(ORDO NEWS) — It turns out that not only people change vocabulary depending on the social environment. This probably occurs among orangutans as well. Orangutans are quick to pick up new sounds, like teenage humans hanging out with new company.
In a new study published in the journal Nature Ecology and Evolution , scientists observed 70 orangutans from six populations in Borneo and Sumatra in Southeast Asia.
Observation of interactions between animals and analysis of recordings of their vocalizations showed that in dense populations there were more experiments with vocabulary and diversity. Orangutans used a wide range of original calls mixed with new sounds.
On the other hand, small and dispersed populations were less likely to make new sounds, but as a rule, if new sounds appeared, they quickly took root and remained for a long time.
It turned out that in loose groups the vocabulary was wider, since in large populations new sounds, although they sounded more often, were quickly forgotten.

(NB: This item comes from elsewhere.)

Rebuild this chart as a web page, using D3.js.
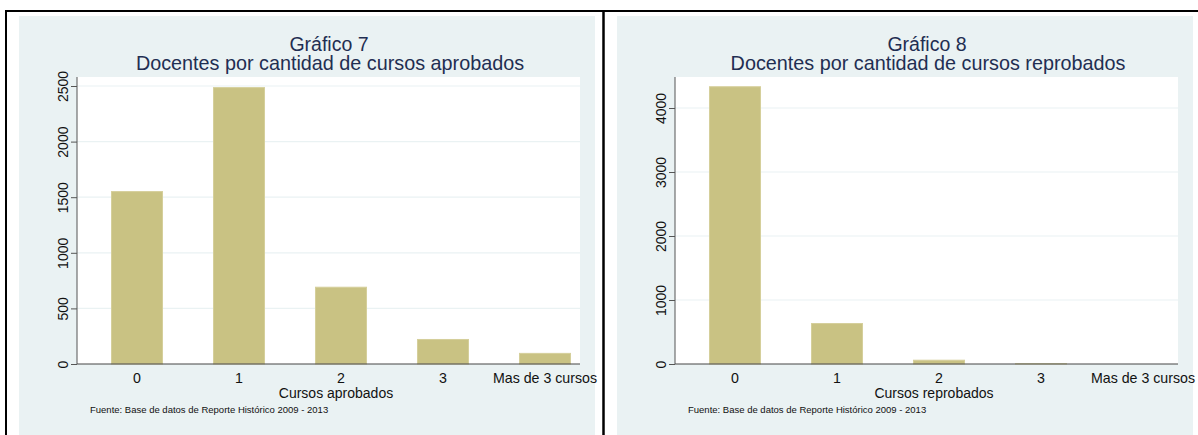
<!DOCTYPE html>
<html><head><meta charset="utf-8">
<script src="https://cdn.jsdelivr.net/npm/d3@7"></script>
<style>
html,body{margin:0;padding:0;background:#fff;}
svg{display:block;font-family:"Liberation Sans",Arial,sans-serif;}
</style></head>
<body>
<svg id="c" width="1198" height="435"></svg>
<script>
const categories = ["0", "1", "2", "3", "Mas de 3 cursos"];
const aprobados = [1555, 2490, 695, 225, 100];
const reprobados = [4340, 640, 67, 12, 6];
const ticksAprobados = [0, 500, 1000, 1500, 2000, 2500];
const ticksReprobados = [0, 1000, 2000, 3000, 4000];

const charts = [
  {title1: "Gráfico 7", title2: "Docentes por cantidad de cursos aprobados",
   xTitle: "Cursos aprobados", values: aprobados, ticks: ticksAprobados, yMax: 2500, yTop: 86},
  {title1: "Gráfico 8", title2: "Docentes por cantidad de cursos reprobados",
   xTitle: "Cursos reprobados", values: reprobados, ticks: ticksReprobados, yMax: 4000, yTop: 108}
];

const svg = d3.select("#c");
const BG = "#eaf2f3", BAR = "#c9c283", BAR_EDGE = "#d5cf9b";
const source = "Fuente: Base de datos de Reporte Histórico 2009 - 2013";

charts.forEach((c, i) => {
  const ox = i * 598;
  const g = svg.append("g").attr("transform", `translate(${ox},0)`);
  g.append("rect").attr("x", 19).attr("y", 16).attr("width", 576).attr("height", 419).attr("fill", BG);
  const px0 = 77, px1 = 580, py0 = 77, py1 = 364;
  g.append("rect").attr("x", px0).attr("y", py0).attr("width", px1 - px0).attr("height", py1 - py0).attr("fill", "#fff");

  const x = d3.scaleBand().domain(categories).range([86, 596]).paddingInner(0.49).paddingOuter(0.245);
  const y = d3.scaleLinear().domain([0, c.yMax]).range([py1, c.yTop]);

  g.append("g").selectAll("line").data(c.ticks.filter(t => t > 0)).join("line")
    .attr("x1", px0).attr("x2", px1).attr("y1", d => y(d)).attr("y2", d => y(d))
    .attr("stroke", BG).attr("stroke-width", 1.2);

  g.append("g").selectAll("rect").data(c.values).join("rect")
    .attr("x", (d, j) => x(categories[j]) + 0.5)
    .attr("width", x.bandwidth() - 1)
    .attr("y", d => y(d) + 0.5)
    .attr("height", d => Math.max(0, py1 - y(d) - 0.5))
    .attr("fill", BAR).attr("stroke", BAR_EDGE).attr("stroke-width", 1);

  const yAxis = d3.axisLeft(y).tickValues(c.ticks).tickSize(6).tickPadding(3).tickFormat(d3.format("d"));
  const ya = g.append("g").attr("transform", `translate(${px0},0)`).call(yAxis);
  ya.select(".domain").attr("d", `M0,${py0}V${py1}`).attr("stroke", "#555");
  ya.selectAll(".tick line").attr("stroke", "#555");
  ya.selectAll(".tick text")
    .attr("font-size", 14).attr("fill", "#111")
    .attr("text-anchor", "middle").attr("x", null).attr("dy", null)
    .attr("transform", "translate(-9,0) rotate(-90)");

  const xAxis = d3.axisBottom(x).tickSize(0).tickPadding(9);
  const xa = g.append("g").attr("transform", `translate(0,${py1})`).call(xAxis);
  xa.select(".domain").attr("d", `M${px0},0H${px1}`).attr("stroke", "#444");
  xa.selectAll(".tick text").attr("font-size", 14.2).attr("fill", "#111");

  g.append("text").attr("x", 329).attr("y", 50.5).attr("text-anchor", "middle")
    .attr("font-size", 19.5).attr("fill", "#1f2e52").text(c.title1);
  g.append("text").attr("x", 330).attr("y", 70).attr("text-anchor", "middle")
    .attr("font-size", 19.8).attr("fill", "#1f2e52").text(c.title2);
  g.append("text").attr("x", 336).attr("y", 398).attr("text-anchor", "middle")
    .attr("font-size", 14).attr("fill", "#111").text(c.xTitle);
  g.append("text").attr("x", 90).attr("y", 413)
    .attr("font-size", 9.5).attr("fill", "#111").text(source);
});

svg.append("line").attr("x1", 5).attr("x2", 1198).attr("y1", 11).attr("y2", 11).attr("stroke", "#000").attr("stroke-width", 2);
svg.append("line").attr("x1", 6).attr("x2", 6).attr("y1", 10).attr("y2", 435).attr("stroke", "#000").attr("stroke-width", 2);
svg.append("line").attr("x1", 603.5).attr("x2", 603.5).attr("y1", 10).attr("y2", 435).attr("stroke", "#000").attr("stroke-width", 2.5);
</script>
</body></html>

It is believed that social influence is one of the means of agreeing on a fixed standard of communication within a population. So speech norms become “norms”.
Therefore, establishing at what point in human evolutionary history primates began to pay attention to and be influenced by the vocalizations of other primates is an important step in understanding how language began.
Scientists have concluded that orangutans display “vocal personalities”. These “personalities”, like the personalities of people, are formed and changed under the influence of other orangutans.
“We can now begin to imagine the gradual path that likely led to the emergence of the talking ape, us, rather than attributing our unique verbal skills and advanced cognition to divine intervention or a random genetic jackpot,” the researchers write.